THE REQUEST: Retype the data that follows line by line, exactly, and leave its pictures out.
****************************************
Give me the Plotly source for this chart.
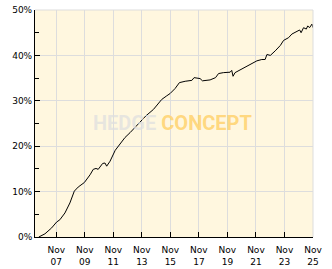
import plotly.graph_objects as go

dates = ["2006-08-10", "2007-01-15", "2007-07-05", "2007-11-10", "2008-02-01", "2008-06-10",
         "2008-10-15", "2009-02-05", "2009-05-15", "2009-10-20", "2010-03-15", "2010-06-05",
         "2010-08-15", "2010-10-10", "2011-02-01", "2011-04-01", "2011-05-15", "2011-08-10",
         "2011-12-20", "2012-04-20", "2012-08-25", "2013-01-05", "2013-05-10", "2013-09-15",
         "2014-02-15", "2014-08-25", "2015-01-01", "2015-03-25", "2015-08-01", "2015-10-25",
         "2016-03-01", "2016-06-20", "2016-11-15", "2017-05-05", "2017-07-01", "2017-10-20",
         "2017-12-01", "2018-02-01", "2018-05-20", "2018-08-15", "2019-01-01", "2019-03-20",
         "2019-07-20", "2020-01-10", "2020-02-20", "2020-03-25", "2020-05-15", "2020-08-10",
         "2020-12-15", "2021-04-25", "2021-06-10", "2021-09-25", "2021-11-25", "2022-04-01",
         "2022-06-25", "2022-08-10", "2022-11-05", "2023-03-10", "2023-07-20", "2023-10-10",
         "2024-02-15", "2024-05-10", "2024-09-20", "2024-11-25", "2025-01-01", "2025-03-05",
         "2025-05-15", "2025-06-20", "2025-08-05", "2025-10-08", "2025-11-01"]
returns = [0.0, 0.7, 2.0, 3.3, 3.8, 5.3,
           7.5, 10.1, 11.0, 12.0, 13.7, 14.9,
           15.1, 14.9, 16.2, 16.3, 15.6, 16.7,
           19.1, 20.4, 21.9, 23.0, 24.1, 25.3,
           26.7, 28.1, 29.6, 30.3, 31.1, 31.6,
           32.7, 34.0, 34.3, 34.5, 35.1, 34.9,
           34.9, 34.4, 34.6, 34.6, 35.1, 36.0,
           36.2, 36.3, 36.7, 35.4, 36.2, 36.6,
           37.1, 37.7, 38.0, 38.4, 38.8, 39.1,
           39.1, 40.2, 40.0, 41.0, 42.2, 43.3,
           43.9, 44.7, 45.4, 45.6, 45.0, 46.1,
           45.8, 46.5, 46.1, 46.9, 46.1]

tick_dates = ["2007-11-01", "2009-11-01", "2011-11-01", "2013-11-01", "2015-11-01",
              "2017-11-01", "2019-11-01", "2021-11-01", "2023-11-01", "2025-11-01"]
tick_labels = ["Nov<br>07", "Nov<br>09", "Nov<br>11", "Nov<br>13", "Nov<br>15",
               "Nov<br>17", "Nov<br>19", "Nov<br>21", "Nov<br>23", "Nov<br>25"]
y_ticks = [0, 10, 20, 30, 40, 50]
y_labels = ["0%", "10%", "20%", "30%", "40%", "50%"]

fig = go.Figure()
fig.add_trace(go.Scatter(x=dates, y=returns, mode="lines",
                         line=dict(color="black", width=1), hoverinfo="skip"))

fig.update_layout(
    width=332, height=269,
    margin=dict(l=35, r=19, t=10, b=32),
    paper_bgcolor="white", plot_bgcolor="#FFF7DF",
    showlegend=False,
    font=dict(family="DejaVu Sans", size=9, color="black"),
)
fig.update_xaxes(
    range=["2006-05-05", "2025-11-02"], automargin=False,
    tickmode="array", tickvals=tick_dates, ticktext=tick_labels,
    ticks="inside", ticklen=5, tickcolor="black", ticklabelstandoff=4,
    showline=True, linecolor="black", linewidth=1,
    showgrid=True, gridcolor="#DDDDDD", gridwidth=1,
    zeroline=False,
)
fig.update_yaxes(
    range=[0, 50], automargin=False,
    tickmode="array", tickvals=y_ticks, ticktext=y_labels,
    ticks="inside", ticklen=5, tickcolor="black",
    minor=dict(dtick=5, ticks="inside", ticklen=4, tickcolor="black", showgrid=False),
    showline=True, linecolor="black", linewidth=1,
    showgrid=True, gridcolor="#DDDDDD", gridwidth=1,
    zeroline=False,
)
fig.add_shape(type="line", xref="paper", yref="paper", x0=0, x1=1, y0=1, y1=1,
              line=dict(color="#DDDDDD", width=1))
fig.add_shape(type="line", xref="paper", yref="paper", x0=1, x1=1, y0=0, y1=1,
              line=dict(color="#DDDDDD", width=1))
fig.add_annotation(
    xref="paper", yref="paper", x=0.495, y=0.502, showarrow=False,
    text='<span style="color:rgba(222,223,224,0.72)">HEDGE</span> '
         '<span style="color:rgba(255,212,115,0.9)">CONCEPT</span>',
    font=dict(family="Roboto", size=20, weight="bold"),
)

fig.write_html("out.html")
****************************************
EXPECTED OUTPUT:
Give me the Plotly source for this chart.
import plotly.graph_objects as go

dates = ["2006-08-10", "2007-01-15", "2007-07-05", "2007-11-10", "2008-02-01", "2008-06-10",
         "2008-10-15", "2009-02-05", "2009-05-15", "2009-10-20", "2010-03-15", "2010-06-05",
         "2010-08-15", "2010-10-10", "2011-02-01", "2011-04-01", "2011-05-15", "2011-08-10",
         "2011-12-20", "2012-04-20", "2012-08-25", "2013-01-05", "2013-05-10", "2013-09-15",
         "2014-02-15", "2014-08-25", "2015-01-01", "2015-03-25", "2015-08-01", "2015-10-25",
         "2016-03-01", "2016-06-20", "2016-11-15", "2017-05-05", "2017-07-01", "2017-10-20",
         "2017-12-01", "2018-02-01", "2018-05-20", "2018-08-15", "2019-01-01", "2019-03-20",
         "2019-07-20", "2020-01-10", "2020-02-20", "2020-03-25", "2020-05-15", "2020-08-10",
         "2020-12-15", "2021-04-25", "2021-06-10", "2021-09-25", "2021-11-25", "2022-04-01",
         "2022-06-25", "2022-08-10", "2022-11-05", "2023-03-10", "2023-07-20", "2023-10-10",
         "2024-02-15", "2024-05-10", "2024-09-20", "2024-11-25", "2025-01-01", "2025-03-05",
         "2025-05-15", "2025-06-20", "2025-08-05", "2025-10-08", "2025-11-01"]
returns = [0.0, 0.7, 2.0, 3.3, 3.8, 5.3,
           7.5, 10.1, 11.0, 12.0, 13.7, 14.9,
           15.1, 14.9, 16.2, 16.3, 15.6, 16.7,
           19.1, 20.4, 21.9, 23.0, 24.1, 25.3,
           26.7, 28.1, 29.6, 30.3, 31.1, 31.6,
           32.7, 34.0, 34.3, 34.5, 35.1, 34.9,
           34.9, 34.4, 34.6, 34.6, 35.1, 36.0,
           36.2, 36.3, 36.7, 35.4, 36.2, 36.6,
           37.1, 37.7, 38.0, 38.4, 38.8, 39.1,
           39.1, 40.2, 40.0, 41.0, 42.2, 43.3,
           43.9, 44.7, 45.4, 45.6, 45.0, 46.1,
           45.8, 46.5, 46.1, 46.9, 46.1]

tick_dates = ["2007-11-01", "2009-11-01", "2011-11-01", "2013-11-01", "2015-11-01",
              "2017-11-01", "2019-11-01", "2021-11-01", "2023-11-01", "2025-11-01"]
tick_labels = ["Nov<br>07", "Nov<br>09", "Nov<br>11", "Nov<br>13", "Nov<br>15",
               "Nov<br>17", "Nov<br>19", "Nov<br>21", "Nov<br>23", "Nov<br>25"]
y_ticks = [0, 10, 20, 30, 40, 50]
y_labels = ["0%", "10%", "20%", "30%", "40%", "50%"]

fig = go.Figure()
fig.add_trace(go.Scatter(x=dates, y=returns, mode="lines",
                         line=dict(color="black", width=1), hoverinfo="skip"))

fig.update_layout(
    width=332, height=269,
    margin=dict(l=35, r=19, t=10, b=32),
    paper_bgcolor="white", plot_bgcolor="#FFF7DF",
    showlegend=False,
    font=dict(family="DejaVu Sans", size=9, color="black"),
)
fig.update_xaxes(
    range=["2006-05-05", "2025-11-02"], automargin=False,
    tickmode="array", tickvals=tick_dates, ticktext=tick_labels,
    ticks="inside", ticklen=5, tickcolor="black", ticklabelstandoff=4,
    showline=True, linecolor="black", linewidth=1,
    showgrid=True, gridcolor="#DDDDDD", gridwidth=1,
    zeroline=False,
)
fig.update_yaxes(
    range=[0, 50], automargin=False,
    tickmode="array", tickvals=y_ticks, ticktext=y_labels,
    ticks="inside", ticklen=5, tickcolor="black",
    minor=dict(dtick=5, ticks="inside", ticklen=4, tickcolor="black", showgrid=False),
    showline=True, linecolor="black", linewidth=1,
    showgrid=True, gridcolor="#DDDDDD", gridwidth=1,
    zeroline=False,
)
fig.add_shape(type="line", xref="paper", yref="paper", x0=0, x1=1, y0=1, y1=1,
              line=dict(color="#DDDDDD", width=1))
fig.add_shape(type="line", xref="paper", yref="paper", x0=1, x1=1, y0=0, y1=1,
              line=dict(color="#DDDDDD", width=1))
fig.add_annotation(
    xref="paper", yref="paper", x=0.495, y=0.502, showarrow=False,
    text='<span style="color:rgba(222,223,224,0.72)">HEDGE</span> '
         '<span style="color:rgba(255,212,115,0.9)">CONCEPT</span>',
    font=dict(family="Roboto", size=20, weight="bold"),
)

fig.write_html("out.html")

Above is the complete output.